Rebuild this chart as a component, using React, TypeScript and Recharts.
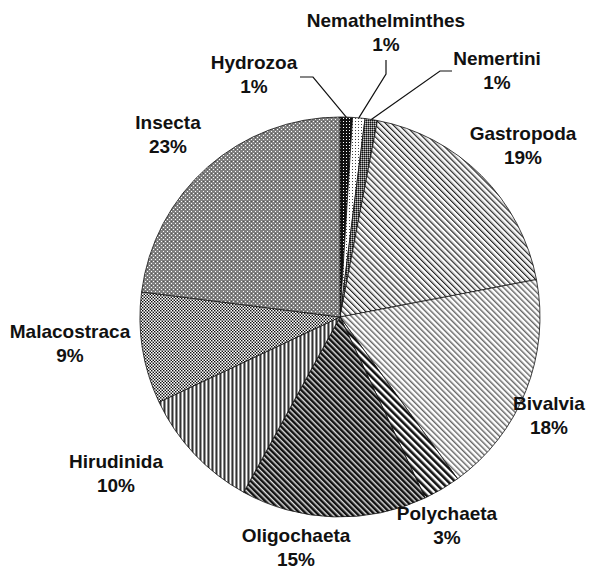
import { PieChart, Pie, Cell } from "recharts";

const categories = [
  "Hydrozoa", "Nemathelminthes", "Nemertini", "Gastropoda", "Bivalvia",
  "Polychaeta", "Oligochaeta", "Hirudinida", "Malacostraca", "Insecta",
];
const shares = [1, 1, 1, 19, 18, 3, 15, 10, 9, 23];
const patternIds = [
  "pHyd", "pNem", "pNmt", "pGas", "pBiv", "pPol", "pOli", "pHir", "pMal", "pIns",
];

const data = categories.map((name, i) => ({ name, value: shares[i] }));

// label anchor (first baseline) relative to pie centre
const labelPos: Record<string, [number, number]> = {
  Hydrozoa: [-86, -248],
  Nemathelminthes: [46, -290],
  Nemertini: [157, -252],
  Gastropoda: [183, -177],
  Bivalvia: [209, 93],
  Polychaeta: [107, 203],
  Oligochaeta: [-44, 225],
  Hirudinida: [-224, 151],
  Malacostraca: [-270, 21],
  Insecta: [-172, -188],
};

// leader lines for the tiny slices: start and elbow, relative to centre
const leaders: Record<string, [number, number][]> = {
  Hydrozoa: [[-40, -240], [-27, -240]],
  Nemathelminthes: [[46, -257], [46, -243]],
  Nemertini: [[112, -246], [100, -246]],
};

const RAD = Math.PI / 180;

const renderLabel = (props: any) => {
  const { cx, cy, midAngle, outerRadius, name, value } = props;
  const [dx, dy] = labelPos[name];
  const x = cx + dx;
  const y = cy + dy;
  const lead = leaders[name];
  let line = null;
  if (lead) {
    const ex = cx + outerRadius * Math.cos(-midAngle * RAD);
    const ey = cy + outerRadius * Math.sin(-midAngle * RAD);
    const pts = lead.map(([a, b]) => `${cx + a},${cy + b}`).join(" ") + ` ${ex},${ey}`;
    line = <polyline points={pts} fill="none" stroke="#111" strokeWidth={1.2} />;
  }
  return (
    <g key={name}>
      {line}
      <text
        x={x}
        y={y}
        textAnchor="middle"
        fill="#111"
        fontFamily="'Liberation Sans', Arial, sans-serif"
        fontWeight="bold"
        fontSize={19}
      >
        <tspan x={x}>{name}</tspan>
        <tspan x={x} dy={24}>{`${value}%`}</tspan>
      </text>
    </g>
  );
};

export default function App() {
  return (
    <div style={{ position: "absolute", left: 0, top: 0, background: "#fff" }}>
      <PieChart width={598} height={570}>
        <defs>
          <pattern id="pHyd" width="3" height="3" patternUnits="userSpaceOnUse">
            <rect width="3" height="3" fill="#111" />
            <rect x="1" y="1" width="1" height="1" fill="#fff" />
          </pattern>
          <pattern id="pNem" width="3" height="3" patternUnits="userSpaceOnUse">
            <rect width="3" height="3" fill="#fff" />
            <rect x="1" y="1" width="1" height="1" fill="#444" />
          </pattern>
          <pattern id="pNmt" width="2" height="2" patternUnits="userSpaceOnUse">
            <rect width="2" height="2" fill="#666" />
            <rect width="1" height="1" fill="#111" />
            <rect x="1" y="1" width="1" height="1" fill="#ccc" />
          </pattern>
          <pattern id="pGas" width="4.2" height="4.2" patternUnits="userSpaceOnUse" patternTransform="rotate(-45)">
            <rect width="4.2" height="4.2" fill="#fff" />
            <rect x="0" width="1" height="4.2" fill="#222" />
            <rect x="1" width="1" height="4.2" fill="#999" />
          </pattern>
          <pattern id="pBiv" width="4" height="4" patternUnits="userSpaceOnUse" patternTransform="rotate(-45)">
            <rect width="4" height="4" fill="#fff" />
            <rect x="0" width="1" height="4" fill="#666" />
            <rect x="1" width="1" height="4" fill="#bbb" />
          </pattern>
          <pattern id="pPol" width="5" height="5" patternUnits="userSpaceOnUse" patternTransform="rotate(-45)">
            <rect width="5" height="5" fill="#fff" />
            <rect x="0" width="2.6" height="5" fill="#111" />
          </pattern>
          <pattern id="pOli" width="4" height="4" patternUnits="userSpaceOnUse" patternTransform="rotate(-45)">
            <rect width="4" height="4" fill="#ddd" />
            <rect x="0" width="2.2" height="4" fill="#111" />
            <rect x="2.2" width="0.8" height="4" fill="#666" />
          </pattern>
          <pattern id="pHir" width="4" height="4" patternUnits="userSpaceOnUse">
            <rect width="4" height="4" fill="#fff" />
            <rect x="0" width="1" height="4" fill="#333" />
            <rect x="1" width="1" height="4" fill="#999" />
            <rect x="3" width="1" height="4" fill="#888" />
          </pattern>
          <pattern id="pMal" width="3" height="3" patternUnits="userSpaceOnUse">
            <rect width="3" height="3" fill="#999" />
            <rect x="0" y="0" width="1" height="1" fill="#111" />
            <rect x="1" y="1" width="1" height="1" fill="#111" />
            <rect x="1" y="0" width="1" height="1" fill="#fff" />
            <rect x="0" y="1" width="1" height="1" fill="#fff" />
          </pattern>
          <pattern id="pIns" width="4" height="4" patternUnits="userSpaceOnUse">
            <rect width="4" height="4" fill="#808080" />
            <rect x="1" y="1" width="1" height="1" fill="#fff" />
            <rect x="3" y="3" width="1" height="1" fill="#fff" />
            <rect x="3" y="1" width="1" height="1" fill="#555" />
          </pattern>
        </defs>
        <Pie
          data={data}
          dataKey="value"
          nameKey="name"
          cx={335}
          cy={312}
          outerRadius={200}
          startAngle={90}
          endAngle={-270}
          stroke="#111"
          strokeWidth={0.8}
          label={renderLabel}
          labelLine={false}
          isAnimationActive={false}
        >
          {data.map((d, i) => (
            <Cell key={d.name} fill={`url(#${patternIds[i]})`} />
          ))}
        </Pie>
      </PieChart>
    </div>
  );
}
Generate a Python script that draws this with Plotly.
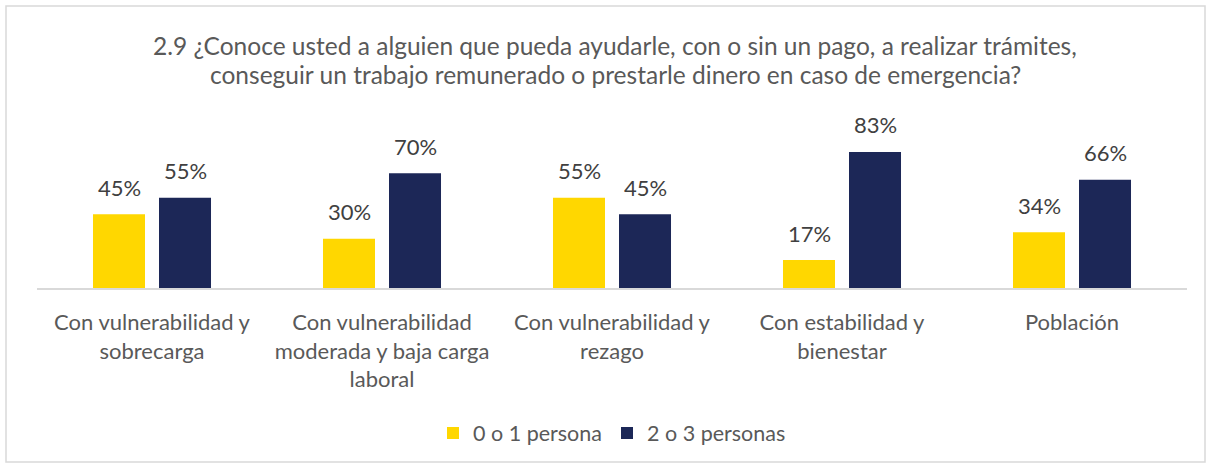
import plotly.graph_objects as go

categories = [
    "Con vulnerabilidad y<br>sobrecarga",
    "Con vulnerabilidad<br>moderada y baja carga<br>laboral",
    "Con vulnerabilidad y<br>rezago",
    "Con estabilidad y<br>bienestar",
    "Población",
]
series_names = ["0 o 1 persona", "2 o 3 personas"]
values_0_1 = [45, 30, 55, 17, 34]
values_2_3 = [55, 70, 45, 83, 66]
title_lines = [
    "2.9 ¿Conoce usted a alguien que pueda ayudarle, con o sin un pago, a realizar trámites,",
    "conseguir un trabajo remunerado o prestarle dinero en caso de emergencia?",
]
colors = ["#FFD700", "#1C2757"]

FONT = "Lato, Carlito, Calibri, sans-serif"
TXT = "#595959"

L, R, T, B = 37, 24, 115, 179
W, H = 1211, 467
pw, ph = W - L - R, H - T - B

fig = go.Figure()
annotations = []
for name, vals, col, xs in zip(series_names, [values_0_1, values_2_3], colors, [-33, 33]):
    fig.add_trace(go.Bar(
        x=categories, y=vals, name=name,
        marker=dict(color=col, line=dict(width=0)),
        cliponaxis=False,
    ))
    for c, v in zip(categories, vals):
        annotations.append(dict(
            x=c, y=v, xref="x", yref="y", text=f"{v}%", showarrow=False,
            xanchor="center", yanchor="middle", xshift=xs, yshift=27,
            font=dict(size=22, color="#404040", family=FONT),
        ))

for yc, line in zip([46, 75], title_lines):
    annotations.append(dict(
        text=line, xref="paper", yref="paper", x=(615 - L) / pw, y=(288 - yc) / ph,
        xanchor="center", yanchor="middle", showarrow=False,
        font=dict(size=24.5, color=TXT, family=FONT),
    ))

fig.update_layout(
    width=W, height=H,
    margin=dict(l=L, r=R, t=T, b=B),
    paper_bgcolor="white", plot_bgcolor="white",
    barmode="group", bargap=0.426, bargroupgap=0.212,
    font=dict(family=FONT, color=TXT, size=21),
    annotations=annotations,
    showlegend=True,
    legend=dict(orientation="h", x=(612 - L) / pw, xanchor="center", y=-(433 - 288) / ph, yanchor="middle",
                font=dict(size=21.5, color=TXT, family=FONT), traceorder="normal",
                itemwidth=30),
    xaxis=dict(showline=True, linecolor="#D9D9D9", linewidth=1.5, ticks="",
               tickfont=dict(size=22, color=TXT, family=FONT), showgrid=False,
               ticklabelstandoff=14),
    yaxis=dict(visible=False, range=[0, ph / 1.64], showgrid=False),
    shapes=[dict(type="rect", xref="paper", yref="paper",
                 x0=(6 - L) / pw, x1=(1205 - L) / pw,
                 y0=(288 - 462) / ph, y1=(288 - 6) / ph,
                 line=dict(color="#D9D9D9", width=1.5), fillcolor="rgba(0,0,0,0)", layer="below")],
)

fig.write_html("out.html", config={"displayModeBar": False},
               post_script="document.body.style.margin='0';document.body.style.overflow='hidden';")
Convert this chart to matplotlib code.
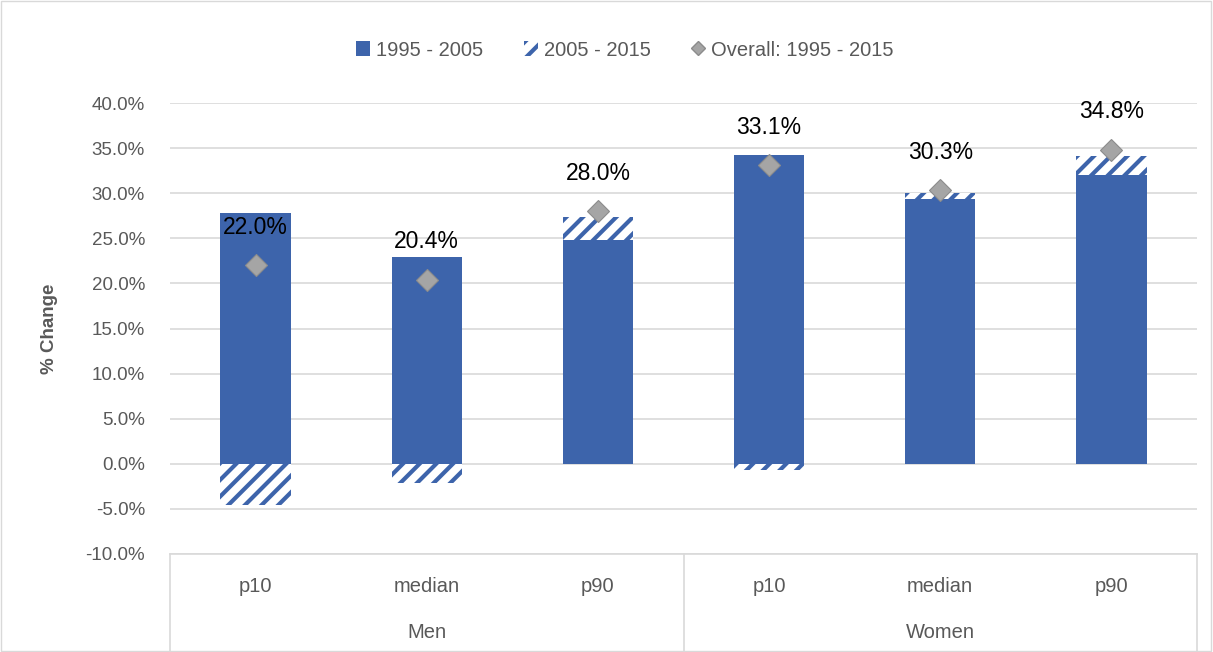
import matplotlib
matplotlib.use("Agg")
import matplotlib.pyplot as plt
from matplotlib.patches import Patch, Rectangle
from matplotlib.lines import Line2D
from matplotlib.ticker import FuncFormatter
import numpy as np

# values (% change)
groups = ["Men", "Women"]
subcats = ["p10", "median", "p90", "p10", "median", "p90"]
change_95_05 = [27.8, 22.9, 24.8, 34.2, 29.4, 32.0]
change_05_15 = [-4.6, -2.1, 2.6, -0.7, 0.6, 2.1]
overall_95_15 = [22.0, 20.4, 28.0, 33.1, 30.3, 34.8]
yticks = [-10, -5, 0, 5, 10, 15, 20, 25, 30, 35, 40]

BLUE = "#3d64ab"
GRID = "#d9d9d9"
TXT = "#595959"

plt.rcParams["font.family"] = ["Liberation Sans", "DejaVu Sans"]
plt.rcParams["hatch.linewidth"] = 3.0
plt.rcParams["hatch.color"] = BLUE

fig = plt.figure(figsize=(12.13, 6.52), dpi=100)
ax = fig.add_axes((170 / 1213, 98 / 652, 1027 / 1213, 451 / 652))

x = np.arange(len(subcats))
w = 0.41
solid = np.array(change_95_05)
extra = np.array(change_05_15)
# hatched segment sits on top of the solid bar when positive, below zero when negative
hatch_bottom = np.where(extra >= 0, solid, 0)

ax.bar(x, solid, width=w, color=BLUE, zorder=2)
ax.bar(x, extra, width=w, bottom=hatch_bottom, color="white", edgecolor=BLUE,
       linewidth=0, hatch="//", zorder=2)
ax.plot(x, overall_95_15, linestyle="none", marker="D", markersize=11,
        markerfacecolor="#a5a5a5", markeredgecolor="#8c8c8c", markeredgewidth=0.8, zorder=3)

for xi, v in zip(x, overall_95_15):
    ax.annotate(f"{v:.1f}%", (xi, v), xytext=(0, 38), textcoords="offset pixels",
                ha="center", va="center", fontsize=16.5, color="black", zorder=4)

ax.set_xlim(-0.5, len(subcats) - 0.5)
ax.set_ylim(-10, 40)
ax.set_yticks(yticks)
ax.yaxis.set_major_formatter(FuncFormatter(lambda v, p: f"{v:.1f}%"))
ax.tick_params(axis="y", length=0, pad=18, labelsize=13.5, labelcolor=TXT)
ax.set_xticks([])
ax.grid(axis="y", color=GRID, linewidth=1.2, zorder=0)
ax.set_axisbelow(True)
for s in ax.spines.values():
    s.set_visible(False)
ax.set_ylabel("% Change", fontsize=13.5, fontweight="bold", color=TXT, labelpad=20)

# two-level category axis
ax.plot([-0.5, 5.5], [0, 0], transform=ax.get_xaxis_transform(), color=GRID, lw=1.2, clip_on=False)
for xv in [-0.5, 2.5, 5.5]:
    ax.plot([xv, xv], [0, -0.23], transform=ax.get_xaxis_transform(), color=GRID,
            lw=1.2, clip_on=False)
for xi, lab in zip(x, subcats):
    ax.text(xi, -0.071, lab, transform=ax.get_xaxis_transform(), ha="center", va="center",
            fontsize=14.5, color=TXT)
for gi, g in enumerate(groups):
    ax.text(1 + 3 * gi, -0.173, g, transform=ax.get_xaxis_transform(), ha="center",
            va="center", fontsize=14.5, color=TXT)

handles = [
    Patch(facecolor=BLUE, label="1995 - 2005"),
    Patch(facecolor="white", edgecolor=BLUE, linewidth=0, hatch="//", label="2005 - 2015"),
    Line2D([], [], linestyle="none", marker="D", markersize=7, markerfacecolor="#a5a5a5",
           markeredgecolor="#8c8c8c", label="Overall: 1995 - 2015"),
]
leg = fig.legend(handles=handles, loc="center", bbox_to_anchor=(625 / 1213, 1 - 50 / 652),
                 ncol=3, frameon=False, fontsize=14.5, handlelength=0.7, handleheight=0.7,
                 handletextpad=0.3, columnspacing=2.0)
for t in leg.get_texts():
    t.set_color(TXT)

fig.patches.append(Rectangle((0.001, 0.001), 0.997, 0.997, transform=fig.transFigure,
                             fill=False, edgecolor=GRID, lw=1))

fig.savefig("out.png", dpi=100)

○ ○ ○ ○ ○ ○ ○

_TO BE DONE_: Print the line above containing "Convert this chart to matplotlib code.", the line containing "import numpy as np", and everything between them, exactly as written. Pictures stay out.

_TASK ANSWER_:
Convert this chart to matplotlib code.
import matplotlib
matplotlib.use("Agg")
import matplotlib.pyplot as plt
from matplotlib.patches import Patch, Rectangle
from matplotlib.lines import Line2D
from matplotlib.ticker import FuncFormatter
import numpy as np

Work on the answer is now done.